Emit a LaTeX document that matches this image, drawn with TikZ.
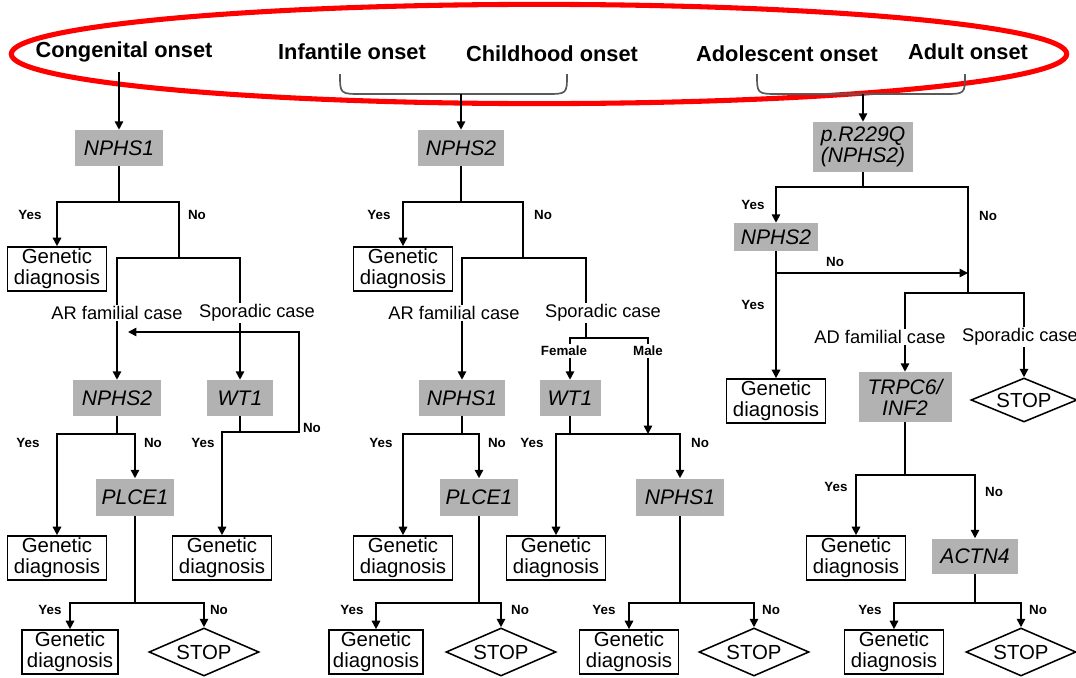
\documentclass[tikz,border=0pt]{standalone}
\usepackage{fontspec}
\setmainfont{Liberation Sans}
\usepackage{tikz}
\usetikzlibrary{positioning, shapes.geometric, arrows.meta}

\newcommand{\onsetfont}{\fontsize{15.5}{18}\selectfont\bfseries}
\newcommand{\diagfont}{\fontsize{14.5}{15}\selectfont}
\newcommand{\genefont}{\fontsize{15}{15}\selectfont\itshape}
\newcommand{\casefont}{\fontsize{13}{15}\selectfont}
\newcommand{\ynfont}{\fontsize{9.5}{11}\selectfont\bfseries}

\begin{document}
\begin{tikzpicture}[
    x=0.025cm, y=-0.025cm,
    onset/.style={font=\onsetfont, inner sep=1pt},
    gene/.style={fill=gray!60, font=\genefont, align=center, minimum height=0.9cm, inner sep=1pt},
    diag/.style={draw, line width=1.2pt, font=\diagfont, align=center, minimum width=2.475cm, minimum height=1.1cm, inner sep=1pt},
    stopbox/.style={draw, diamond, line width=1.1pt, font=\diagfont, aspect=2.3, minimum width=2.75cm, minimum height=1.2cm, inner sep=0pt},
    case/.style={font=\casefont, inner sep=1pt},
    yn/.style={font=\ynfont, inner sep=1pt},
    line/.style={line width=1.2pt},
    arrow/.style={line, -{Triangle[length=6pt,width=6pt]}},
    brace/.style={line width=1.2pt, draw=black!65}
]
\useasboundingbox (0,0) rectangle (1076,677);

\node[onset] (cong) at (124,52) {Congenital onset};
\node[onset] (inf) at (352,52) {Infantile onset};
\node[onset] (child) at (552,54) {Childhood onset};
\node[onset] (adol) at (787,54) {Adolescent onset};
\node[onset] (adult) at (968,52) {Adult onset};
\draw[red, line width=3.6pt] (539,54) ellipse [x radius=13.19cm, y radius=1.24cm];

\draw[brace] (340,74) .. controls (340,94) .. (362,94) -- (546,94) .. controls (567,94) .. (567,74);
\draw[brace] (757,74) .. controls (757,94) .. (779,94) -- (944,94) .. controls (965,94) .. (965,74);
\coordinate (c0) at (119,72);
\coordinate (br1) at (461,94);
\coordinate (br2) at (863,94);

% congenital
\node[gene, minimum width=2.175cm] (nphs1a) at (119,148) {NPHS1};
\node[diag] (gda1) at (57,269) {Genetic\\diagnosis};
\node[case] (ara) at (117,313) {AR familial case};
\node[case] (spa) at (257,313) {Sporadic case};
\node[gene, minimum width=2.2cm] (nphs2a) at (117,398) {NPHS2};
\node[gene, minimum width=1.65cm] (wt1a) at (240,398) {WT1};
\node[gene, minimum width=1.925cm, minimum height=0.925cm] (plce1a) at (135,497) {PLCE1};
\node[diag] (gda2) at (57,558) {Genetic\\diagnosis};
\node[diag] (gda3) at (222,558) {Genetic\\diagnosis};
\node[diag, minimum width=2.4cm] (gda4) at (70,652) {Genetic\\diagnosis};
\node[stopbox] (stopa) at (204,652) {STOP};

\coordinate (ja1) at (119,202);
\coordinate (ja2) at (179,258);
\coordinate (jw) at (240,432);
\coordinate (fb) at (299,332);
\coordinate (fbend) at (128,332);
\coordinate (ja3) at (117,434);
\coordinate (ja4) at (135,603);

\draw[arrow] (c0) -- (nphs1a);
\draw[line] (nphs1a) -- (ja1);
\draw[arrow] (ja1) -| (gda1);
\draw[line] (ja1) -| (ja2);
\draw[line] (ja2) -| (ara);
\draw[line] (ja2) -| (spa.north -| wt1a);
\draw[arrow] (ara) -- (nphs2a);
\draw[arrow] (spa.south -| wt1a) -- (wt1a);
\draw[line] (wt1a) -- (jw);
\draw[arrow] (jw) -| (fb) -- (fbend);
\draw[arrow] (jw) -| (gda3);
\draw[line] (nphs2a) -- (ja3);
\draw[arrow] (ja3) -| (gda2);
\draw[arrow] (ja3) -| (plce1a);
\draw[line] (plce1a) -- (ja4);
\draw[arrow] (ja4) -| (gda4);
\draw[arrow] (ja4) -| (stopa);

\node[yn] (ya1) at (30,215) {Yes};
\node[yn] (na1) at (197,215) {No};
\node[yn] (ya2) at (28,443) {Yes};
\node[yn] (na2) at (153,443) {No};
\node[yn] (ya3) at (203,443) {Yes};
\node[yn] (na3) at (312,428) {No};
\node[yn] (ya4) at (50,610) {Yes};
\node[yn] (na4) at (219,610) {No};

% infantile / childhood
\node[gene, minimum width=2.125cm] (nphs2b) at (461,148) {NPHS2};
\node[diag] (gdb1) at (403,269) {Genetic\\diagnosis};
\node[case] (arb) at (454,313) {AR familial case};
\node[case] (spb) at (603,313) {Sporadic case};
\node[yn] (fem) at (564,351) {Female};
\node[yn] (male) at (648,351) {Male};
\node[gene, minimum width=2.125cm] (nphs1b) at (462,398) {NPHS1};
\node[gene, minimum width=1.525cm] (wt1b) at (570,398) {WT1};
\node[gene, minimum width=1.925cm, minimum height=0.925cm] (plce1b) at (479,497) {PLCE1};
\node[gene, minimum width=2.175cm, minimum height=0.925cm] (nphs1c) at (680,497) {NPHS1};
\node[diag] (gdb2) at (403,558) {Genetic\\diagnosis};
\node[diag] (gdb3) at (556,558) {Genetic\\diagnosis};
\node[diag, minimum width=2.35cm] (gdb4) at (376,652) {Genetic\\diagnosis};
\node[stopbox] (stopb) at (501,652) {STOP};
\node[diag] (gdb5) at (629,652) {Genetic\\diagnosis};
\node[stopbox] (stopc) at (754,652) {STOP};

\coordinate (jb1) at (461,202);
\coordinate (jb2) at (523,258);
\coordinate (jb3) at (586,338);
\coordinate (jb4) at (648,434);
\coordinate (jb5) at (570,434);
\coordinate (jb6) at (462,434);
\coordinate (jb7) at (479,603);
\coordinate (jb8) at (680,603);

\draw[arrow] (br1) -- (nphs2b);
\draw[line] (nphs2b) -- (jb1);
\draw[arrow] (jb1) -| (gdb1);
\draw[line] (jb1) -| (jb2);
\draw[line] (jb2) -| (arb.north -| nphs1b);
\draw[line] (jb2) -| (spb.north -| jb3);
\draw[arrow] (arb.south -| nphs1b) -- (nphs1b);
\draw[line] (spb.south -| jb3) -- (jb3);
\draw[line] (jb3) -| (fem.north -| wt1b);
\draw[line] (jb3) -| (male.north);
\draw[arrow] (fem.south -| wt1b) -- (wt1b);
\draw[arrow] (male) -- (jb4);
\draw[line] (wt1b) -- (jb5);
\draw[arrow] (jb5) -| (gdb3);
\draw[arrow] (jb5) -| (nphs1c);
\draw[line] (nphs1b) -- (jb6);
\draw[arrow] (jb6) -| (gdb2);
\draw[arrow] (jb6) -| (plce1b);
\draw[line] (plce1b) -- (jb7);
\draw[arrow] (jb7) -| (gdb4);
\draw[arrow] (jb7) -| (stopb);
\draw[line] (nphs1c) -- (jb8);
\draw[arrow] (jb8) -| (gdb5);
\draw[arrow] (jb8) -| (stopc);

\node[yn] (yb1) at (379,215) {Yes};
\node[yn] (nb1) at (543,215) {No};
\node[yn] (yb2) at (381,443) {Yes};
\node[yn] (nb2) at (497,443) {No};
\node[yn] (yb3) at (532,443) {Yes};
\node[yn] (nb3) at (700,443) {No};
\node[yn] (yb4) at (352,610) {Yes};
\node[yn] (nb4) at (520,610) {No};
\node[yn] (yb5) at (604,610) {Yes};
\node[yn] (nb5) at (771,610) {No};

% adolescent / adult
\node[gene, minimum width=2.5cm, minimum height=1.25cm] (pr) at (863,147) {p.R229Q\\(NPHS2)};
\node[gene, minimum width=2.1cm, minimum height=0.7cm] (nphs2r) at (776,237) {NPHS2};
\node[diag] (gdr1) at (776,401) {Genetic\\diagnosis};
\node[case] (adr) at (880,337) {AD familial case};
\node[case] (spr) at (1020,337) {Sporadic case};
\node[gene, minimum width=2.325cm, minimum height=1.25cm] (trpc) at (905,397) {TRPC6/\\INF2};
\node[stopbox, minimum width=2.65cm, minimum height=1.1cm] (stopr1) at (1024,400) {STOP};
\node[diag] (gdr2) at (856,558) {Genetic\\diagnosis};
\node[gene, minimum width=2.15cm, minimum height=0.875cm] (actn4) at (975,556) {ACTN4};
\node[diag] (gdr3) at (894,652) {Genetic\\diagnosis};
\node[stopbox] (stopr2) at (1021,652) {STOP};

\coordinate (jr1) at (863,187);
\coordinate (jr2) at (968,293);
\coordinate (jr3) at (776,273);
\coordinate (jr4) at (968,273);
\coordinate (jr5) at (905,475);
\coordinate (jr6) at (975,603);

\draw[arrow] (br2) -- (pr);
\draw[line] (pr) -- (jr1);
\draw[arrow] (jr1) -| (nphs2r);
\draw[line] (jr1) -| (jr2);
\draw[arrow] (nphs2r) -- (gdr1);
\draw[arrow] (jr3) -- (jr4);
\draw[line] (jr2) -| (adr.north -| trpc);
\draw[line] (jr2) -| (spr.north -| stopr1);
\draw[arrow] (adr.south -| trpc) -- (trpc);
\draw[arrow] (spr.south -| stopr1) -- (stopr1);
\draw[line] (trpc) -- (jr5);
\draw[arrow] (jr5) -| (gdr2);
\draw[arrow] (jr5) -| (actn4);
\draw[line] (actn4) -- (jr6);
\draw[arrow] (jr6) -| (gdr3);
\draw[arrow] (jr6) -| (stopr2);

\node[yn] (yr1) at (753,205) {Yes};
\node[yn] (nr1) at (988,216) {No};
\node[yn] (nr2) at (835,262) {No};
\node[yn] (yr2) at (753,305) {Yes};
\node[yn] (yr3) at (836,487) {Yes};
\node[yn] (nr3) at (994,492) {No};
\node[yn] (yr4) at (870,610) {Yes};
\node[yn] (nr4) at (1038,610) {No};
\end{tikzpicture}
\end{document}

WRITTEN INSTRUCTION - Emit the lines of the material exactly, from its first line to the line containing "radius=13.19cm, y radius=1.24cm];", inclusive; leave every picture out.

COMPLETE RESPONSE -
Emit a LaTeX document that matches this image, drawn with TikZ.
\documentclass[tikz,border=0pt]{standalone}
\usepackage{fontspec}
\setmainfont{Liberation Sans}
\usepackage{tikz}
\usetikzlibrary{positioning, shapes.geometric, arrows.meta}

\newcommand{\onsetfont}{\fontsize{15.5}{18}\selectfont\bfseries}
\newcommand{\diagfont}{\fontsize{14.5}{15}\selectfont}
\newcommand{\genefont}{\fontsize{15}{15}\selectfont\itshape}
\newcommand{\casefont}{\fontsize{13}{15}\selectfont}
\newcommand{\ynfont}{\fontsize{9.5}{11}\selectfont\bfseries}

\begin{document}
\begin{tikzpicture}[
    x=0.025cm, y=-0.025cm,
    onset/.style={font=\onsetfont, inner sep=1pt},
    gene/.style={fill=gray!60, font=\genefont, align=center, minimum height=0.9cm, inner sep=1pt},
    diag/.style={draw, line width=1.2pt, font=\diagfont, align=center, minimum width=2.475cm, minimum height=1.1cm, inner sep=1pt},
    stopbox/.style={draw, diamond, line width=1.1pt, font=\diagfont, aspect=2.3, minimum width=2.75cm, minimum height=1.2cm, inner sep=0pt},
    case/.style={font=\casefont, inner sep=1pt},
    yn/.style={font=\ynfont, inner sep=1pt},
    line/.style={line width=1.2pt},
    arrow/.style={line, -{Triangle[length=6pt,width=6pt]}},
    brace/.style={line width=1.2pt, draw=black!65}
]
\useasboundingbox (0,0) rectangle (1076,677);

\node[onset] (cong) at (124,52) {Congenital onset};
\node[onset] (inf) at (352,52) {Infantile onset};
\node[onset] (child) at (552,54) {Childhood onset};
\node[onset] (adol) at (787,54) {Adolescent onset};
\node[onset] (adult) at (968,52) {Adult onset};
\draw[red, line width=3.6pt] (539,54) ellipse [x radius=13.19cm, y radius=1.24cm];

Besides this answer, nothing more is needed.